EXERCISE DETAILS: Copy the data precisely, character for character, and leave out every picture.

DATA PROVIDED:
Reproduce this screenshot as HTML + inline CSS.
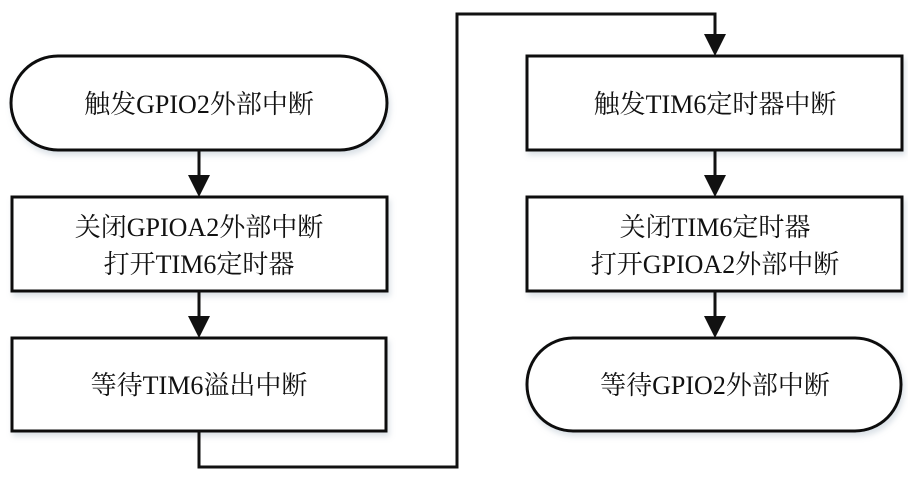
<!DOCTYPE html>
<html><head><meta charset="utf-8"><style>
html,body{margin:0;padding:0;background:#fff;}
svg text{font-family:"Liberation Serif","Noto Serif CJK SC",serif;font-size:26px;fill:#111;text-anchor:middle;}
</style></head><body>
<svg width="908" height="473" viewBox="0 0 908 473" xmlns="http://www.w3.org/2000/svg">
<defs>
<filter id="sh" x="-5%" y="-10%" width="115%" height="130%"><feDropShadow dx="2" dy="4" stdDeviation="3" flood-color="#9ab" flood-opacity="0.35"/></filter>
</defs>
<g fill="#fff" stroke="#111" stroke-width="3" filter="url(#sh)">
<rect x="11" y="56" width="376" height="94" rx="47"/>
<rect x="12" y="197" width="375" height="94"/>
<rect x="12" y="338" width="374" height="93"/>
<rect x="527" y="56" width="375" height="94"/>
<rect x="527" y="197" width="375" height="94"/>
<rect x="527" y="338" width="374" height="93" rx="46"/>
</g>
<g stroke="#111" stroke-width="3" fill="none">
<line x1="199" y1="150" x2="199" y2="178"/>
<line x1="199" y1="291" x2="199" y2="319"/>
<line x1="715" y1="150" x2="715" y2="178"/>
<line x1="715" y1="291" x2="715" y2="319"/>
<polyline points="199,431 199,467 457,467 457,14 715,14 715,37"/>
</g>
<g fill="#111">
<polygon points="188,175 210,175 199,197"/>
<polygon points="188,316 210,316 199,338"/>
<polygon points="704,175 726,175 715,197"/>
<polygon points="704,316 726,316 715,338"/>
<polygon points="704,34 726,34 715,56"/>
</g>
<text x="199" y="113">触发GPIO2外部中断</text>
<text x="199" y="236">关闭GPIOA2外部中断</text>
<text x="199" y="273">打开TIM6定时器</text>
<text x="199" y="394">等待TIM6溢出中断</text>
<text x="715" y="113">触发TIM6定时器中断</text>
<text x="715" y="236">关闭TIM6定时器</text>
<text x="715" y="273">打开GPIOA2外部中断</text>
<text x="715" y="394">等待GPIO2外部中断</text>
</svg>
</body></html>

WORKED ANSWER:
Reproduce this screenshot as HTML + inline CSS.
<!DOCTYPE html>
<html><head><meta charset="utf-8"><style>
html,body{margin:0;padding:0;background:#fff;}
svg text{font-family:"Liberation Serif","Noto Serif CJK SC",serif;font-size:26px;fill:#111;text-anchor:middle;}
</style></head><body>
<svg width="908" height="473" viewBox="0 0 908 473" xmlns="http://www.w3.org/2000/svg">
<defs>
<filter id="sh" x="-5%" y="-10%" width="115%" height="130%"><feDropShadow dx="2" dy="4" stdDeviation="3" flood-color="#9ab" flood-opacity="0.35"/></filter>
</defs>
<g fill="#fff" stroke="#111" stroke-width="3" filter="url(#sh)">
<rect x="11" y="56" width="376" height="94" rx="47"/>
<rect x="12" y="197" width="375" height="94"/>
<rect x="12" y="338" width="374" height="93"/>
<rect x="527" y="56" width="375" height="94"/>
<rect x="527" y="197" width="375" height="94"/>
<rect x="527" y="338" width="374" height="93" rx="46"/>
</g>
<g stroke="#111" stroke-width="3" fill="none">
<line x1="199" y1="150" x2="199" y2="178"/>
<line x1="199" y1="291" x2="199" y2="319"/>
<line x1="715" y1="150" x2="715" y2="178"/>
<line x1="715" y1="291" x2="715" y2="319"/>
<polyline points="199,431 199,467 457,467 457,14 715,14 715,37"/>
</g>
<g fill="#111">
<polygon points="188,175 210,175 199,197"/>
<polygon points="188,316 210,316 199,338"/>
<polygon points="704,175 726,175 715,197"/>
<polygon points="704,316 726,316 715,338"/>
<polygon points="704,34 726,34 715,56"/>
</g>
<text x="199" y="113">触发GPIO2外部中断</text>
<text x="199" y="236">关闭GPIOA2外部中断</text>
<text x="199" y="273">打开TIM6定时器</text>
<text x="199" y="394">等待TIM6溢出中断</text>
<text x="715" y="113">触发TIM6定时器中断</text>
<text x="715" y="236">关闭TIM6定时器</text>
<text x="715" y="273">打开GPIOA2外部中断</text>
<text x="715" y="394">等待GPIO2外部中断</text>
</svg>
</body></html>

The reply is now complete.